_To be done_
Extract the opening line of the entries and every line after it, stopping at and including the line that contains "const bx = (d, i) => x(categories[i]);". Do not include pictures.

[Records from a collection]
=======
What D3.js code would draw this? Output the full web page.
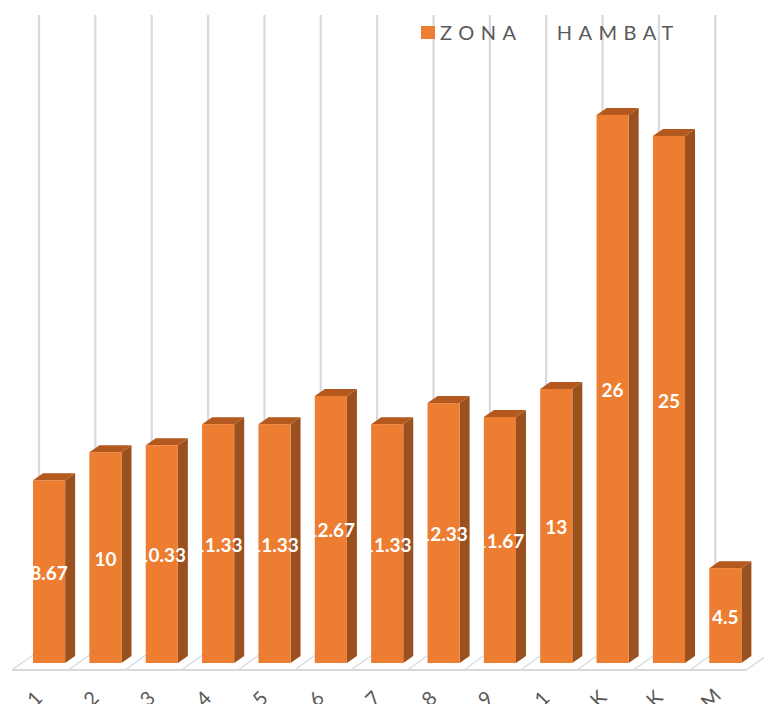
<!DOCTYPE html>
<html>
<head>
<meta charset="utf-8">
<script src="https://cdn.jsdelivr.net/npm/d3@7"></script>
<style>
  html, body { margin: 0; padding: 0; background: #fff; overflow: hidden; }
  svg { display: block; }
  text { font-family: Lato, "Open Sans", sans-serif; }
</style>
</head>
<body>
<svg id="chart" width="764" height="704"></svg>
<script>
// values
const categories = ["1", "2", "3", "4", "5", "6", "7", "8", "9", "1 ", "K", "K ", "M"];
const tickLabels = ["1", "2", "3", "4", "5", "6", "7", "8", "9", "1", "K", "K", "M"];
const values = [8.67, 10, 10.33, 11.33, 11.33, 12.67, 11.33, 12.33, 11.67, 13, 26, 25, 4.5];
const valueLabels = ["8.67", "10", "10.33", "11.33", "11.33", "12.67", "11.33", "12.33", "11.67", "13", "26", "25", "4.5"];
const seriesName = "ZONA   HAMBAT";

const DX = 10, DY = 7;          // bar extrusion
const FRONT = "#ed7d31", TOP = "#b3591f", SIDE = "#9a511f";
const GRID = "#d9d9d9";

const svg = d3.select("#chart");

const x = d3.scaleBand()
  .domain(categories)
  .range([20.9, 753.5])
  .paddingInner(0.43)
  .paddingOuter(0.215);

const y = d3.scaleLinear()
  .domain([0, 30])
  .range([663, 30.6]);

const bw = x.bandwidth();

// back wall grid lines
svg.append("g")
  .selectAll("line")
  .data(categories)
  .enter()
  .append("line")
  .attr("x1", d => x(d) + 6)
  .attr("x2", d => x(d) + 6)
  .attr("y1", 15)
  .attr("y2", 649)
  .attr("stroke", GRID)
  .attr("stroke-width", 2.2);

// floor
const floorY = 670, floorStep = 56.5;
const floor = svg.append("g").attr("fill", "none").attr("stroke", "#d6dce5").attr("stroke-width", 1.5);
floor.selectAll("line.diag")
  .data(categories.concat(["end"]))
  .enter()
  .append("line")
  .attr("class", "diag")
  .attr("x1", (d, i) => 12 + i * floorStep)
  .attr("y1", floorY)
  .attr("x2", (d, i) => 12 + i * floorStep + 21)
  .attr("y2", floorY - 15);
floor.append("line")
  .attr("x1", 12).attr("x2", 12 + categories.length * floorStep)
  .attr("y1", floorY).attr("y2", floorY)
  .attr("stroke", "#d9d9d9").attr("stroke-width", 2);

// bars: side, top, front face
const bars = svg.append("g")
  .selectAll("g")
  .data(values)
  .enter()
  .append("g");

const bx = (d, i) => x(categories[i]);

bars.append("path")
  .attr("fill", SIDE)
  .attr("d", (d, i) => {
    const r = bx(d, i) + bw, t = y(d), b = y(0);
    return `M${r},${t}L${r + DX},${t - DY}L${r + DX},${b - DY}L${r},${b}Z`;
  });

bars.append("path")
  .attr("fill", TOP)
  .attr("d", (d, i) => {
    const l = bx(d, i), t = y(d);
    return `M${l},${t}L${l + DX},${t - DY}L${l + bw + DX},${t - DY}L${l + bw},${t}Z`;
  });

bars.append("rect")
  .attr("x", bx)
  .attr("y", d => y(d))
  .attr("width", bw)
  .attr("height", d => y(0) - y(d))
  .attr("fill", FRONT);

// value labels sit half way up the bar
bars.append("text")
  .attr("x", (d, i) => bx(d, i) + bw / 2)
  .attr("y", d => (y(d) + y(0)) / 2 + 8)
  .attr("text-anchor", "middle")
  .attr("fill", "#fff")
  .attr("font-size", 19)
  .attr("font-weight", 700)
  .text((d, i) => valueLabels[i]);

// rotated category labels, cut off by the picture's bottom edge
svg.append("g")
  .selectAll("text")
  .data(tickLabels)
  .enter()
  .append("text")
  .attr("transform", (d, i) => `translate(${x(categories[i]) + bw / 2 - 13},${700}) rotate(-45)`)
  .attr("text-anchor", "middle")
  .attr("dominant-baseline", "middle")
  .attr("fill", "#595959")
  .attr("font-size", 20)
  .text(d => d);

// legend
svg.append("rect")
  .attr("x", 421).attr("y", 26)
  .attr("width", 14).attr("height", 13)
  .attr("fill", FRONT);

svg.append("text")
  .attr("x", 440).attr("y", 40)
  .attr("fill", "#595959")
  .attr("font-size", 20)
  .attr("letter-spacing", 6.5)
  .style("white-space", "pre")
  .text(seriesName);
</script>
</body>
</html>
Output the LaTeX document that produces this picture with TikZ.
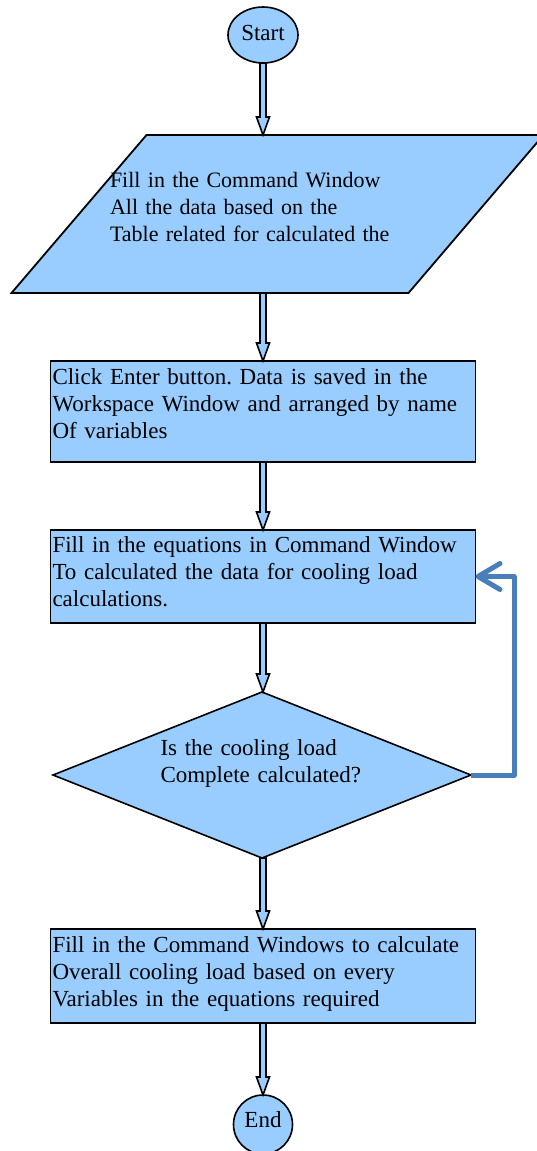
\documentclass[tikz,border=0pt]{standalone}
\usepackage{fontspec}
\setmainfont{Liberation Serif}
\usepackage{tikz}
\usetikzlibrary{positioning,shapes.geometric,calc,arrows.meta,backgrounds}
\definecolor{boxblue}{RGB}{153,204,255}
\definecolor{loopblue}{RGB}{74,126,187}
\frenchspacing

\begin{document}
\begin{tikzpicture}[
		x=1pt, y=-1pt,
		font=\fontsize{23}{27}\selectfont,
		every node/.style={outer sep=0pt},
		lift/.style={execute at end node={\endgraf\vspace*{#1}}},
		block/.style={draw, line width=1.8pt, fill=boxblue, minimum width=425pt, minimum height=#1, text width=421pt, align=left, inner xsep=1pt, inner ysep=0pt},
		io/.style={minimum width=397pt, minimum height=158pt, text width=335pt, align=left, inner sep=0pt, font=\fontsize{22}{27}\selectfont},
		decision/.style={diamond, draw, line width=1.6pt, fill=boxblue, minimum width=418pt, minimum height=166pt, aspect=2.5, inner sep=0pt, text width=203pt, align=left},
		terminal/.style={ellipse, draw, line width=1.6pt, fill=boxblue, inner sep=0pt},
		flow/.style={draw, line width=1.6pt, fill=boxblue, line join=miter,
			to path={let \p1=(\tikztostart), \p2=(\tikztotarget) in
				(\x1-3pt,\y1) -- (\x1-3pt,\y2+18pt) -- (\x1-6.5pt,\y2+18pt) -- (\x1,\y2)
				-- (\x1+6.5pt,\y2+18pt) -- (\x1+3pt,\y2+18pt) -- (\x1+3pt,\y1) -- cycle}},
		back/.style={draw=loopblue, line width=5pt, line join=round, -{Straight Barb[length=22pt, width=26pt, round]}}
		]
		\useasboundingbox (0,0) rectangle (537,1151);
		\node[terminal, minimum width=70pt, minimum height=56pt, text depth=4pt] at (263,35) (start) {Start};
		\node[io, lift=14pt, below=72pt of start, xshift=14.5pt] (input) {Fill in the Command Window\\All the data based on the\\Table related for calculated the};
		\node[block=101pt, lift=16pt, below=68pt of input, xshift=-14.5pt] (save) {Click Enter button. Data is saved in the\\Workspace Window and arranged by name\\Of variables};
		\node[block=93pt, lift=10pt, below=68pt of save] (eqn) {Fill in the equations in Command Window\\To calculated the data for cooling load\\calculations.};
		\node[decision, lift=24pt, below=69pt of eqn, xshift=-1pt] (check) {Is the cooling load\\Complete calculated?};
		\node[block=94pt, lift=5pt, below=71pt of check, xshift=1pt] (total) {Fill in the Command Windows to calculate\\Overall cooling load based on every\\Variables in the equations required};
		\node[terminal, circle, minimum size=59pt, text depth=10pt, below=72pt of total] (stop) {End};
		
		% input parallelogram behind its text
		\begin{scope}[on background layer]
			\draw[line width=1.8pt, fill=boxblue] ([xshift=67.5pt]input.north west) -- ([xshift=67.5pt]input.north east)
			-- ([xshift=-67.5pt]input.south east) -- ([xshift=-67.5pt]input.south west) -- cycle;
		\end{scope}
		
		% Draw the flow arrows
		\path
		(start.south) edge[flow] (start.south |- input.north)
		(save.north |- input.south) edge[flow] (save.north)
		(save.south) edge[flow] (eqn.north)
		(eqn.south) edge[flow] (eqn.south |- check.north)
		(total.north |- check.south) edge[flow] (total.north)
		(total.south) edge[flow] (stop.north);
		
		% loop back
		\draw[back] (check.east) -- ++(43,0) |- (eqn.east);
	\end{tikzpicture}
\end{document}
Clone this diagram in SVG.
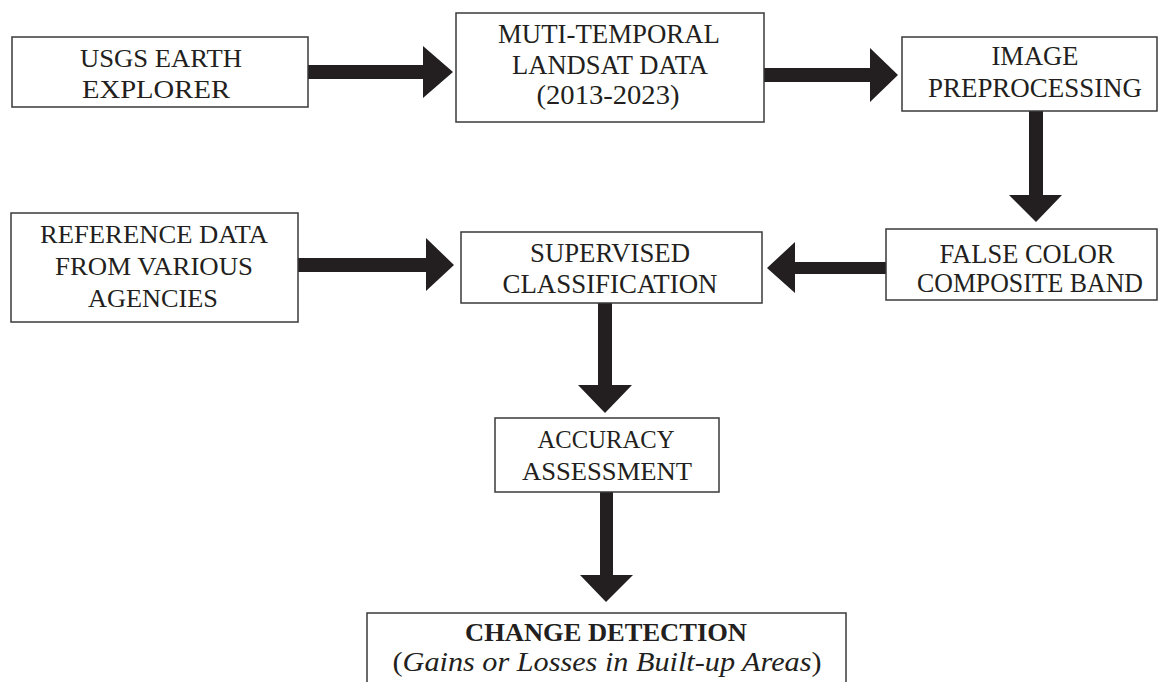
=======
_Problem solution_
What D3.js code would draw this? Output the full web page.
<!DOCTYPE html>
<html>
<head>
<meta charset="utf-8">
<script src="https://cdn.jsdelivr.net/npm/d3@7"></script>
<style>
  html, body { margin: 0; padding: 0; background: #fff; overflow: hidden; }
  svg { display: block; }
  text { font-family: Lato, "Open Sans", sans-serif; }
</style>
</head>
<body>
<svg id="chart" width="764" height="704"></svg>
<script>
// values
const categories = ["1", "2", "3", "4", "5", "6", "7", "8", "9", "1 ", "K", "K ", "M"];
const tickLabels = ["1", "2", "3", "4", "5", "6", "7", "8", "9", "1", "K", "K", "M"];
const values = [8.67, 10, 10.33, 11.33, 11.33, 12.67, 11.33, 12.33, 11.67, 13, 26, 25, 4.5];
const valueLabels = ["8.67", "10", "10.33", "11.33", "11.33", "12.67", "11.33", "12.33", "11.67", "13", "26", "25", "4.5"];
const seriesName = "ZONA   HAMBAT";

const DX = 10, DY = 7;          // bar extrusion
const FRONT = "#ed7d31", TOP = "#b3591f", SIDE = "#9a511f";
const GRID = "#d9d9d9";

const svg = d3.select("#chart");

const x = d3.scaleBand()
  .domain(categories)
  .range([20.9, 753.5])
  .paddingInner(0.43)
  .paddingOuter(0.215);

const y = d3.scaleLinear()
  .domain([0, 30])
  .range([663, 30.6]);

const bw = x.bandwidth();

// back wall grid lines
svg.append("g")
  .selectAll("line")
  .data(categories)
  .enter()
  .append("line")
  .attr("x1", d => x(d) + 6)
  .attr("x2", d => x(d) + 6)
  .attr("y1", 15)
  .attr("y2", 649)
  .attr("stroke", GRID)
  .attr("stroke-width", 2.2);

// floor
const floorY = 670, floorStep = 56.5;
const floor = svg.append("g").attr("fill", "none").attr("stroke", "#d6dce5").attr("stroke-width", 1.5);
floor.selectAll("line.diag")
  .data(categories.concat(["end"]))
  .enter()
  .append("line")
  .attr("class", "diag")
  .attr("x1", (d, i) => 12 + i * floorStep)
  .attr("y1", floorY)
  .attr("x2", (d, i) => 12 + i * floorStep + 21)
  .attr("y2", floorY - 15);
floor.append("line")
  .attr("x1", 12).attr("x2", 12 + categories.length * floorStep)
  .attr("y1", floorY).attr("y2", floorY)
  .attr("stroke", "#d9d9d9").attr("stroke-width", 2);

// bars: side, top, front face
const bars = svg.append("g")
  .selectAll("g")
  .data(values)
  .enter()
  .append("g");

const bx = (d, i) => x(categories[i]);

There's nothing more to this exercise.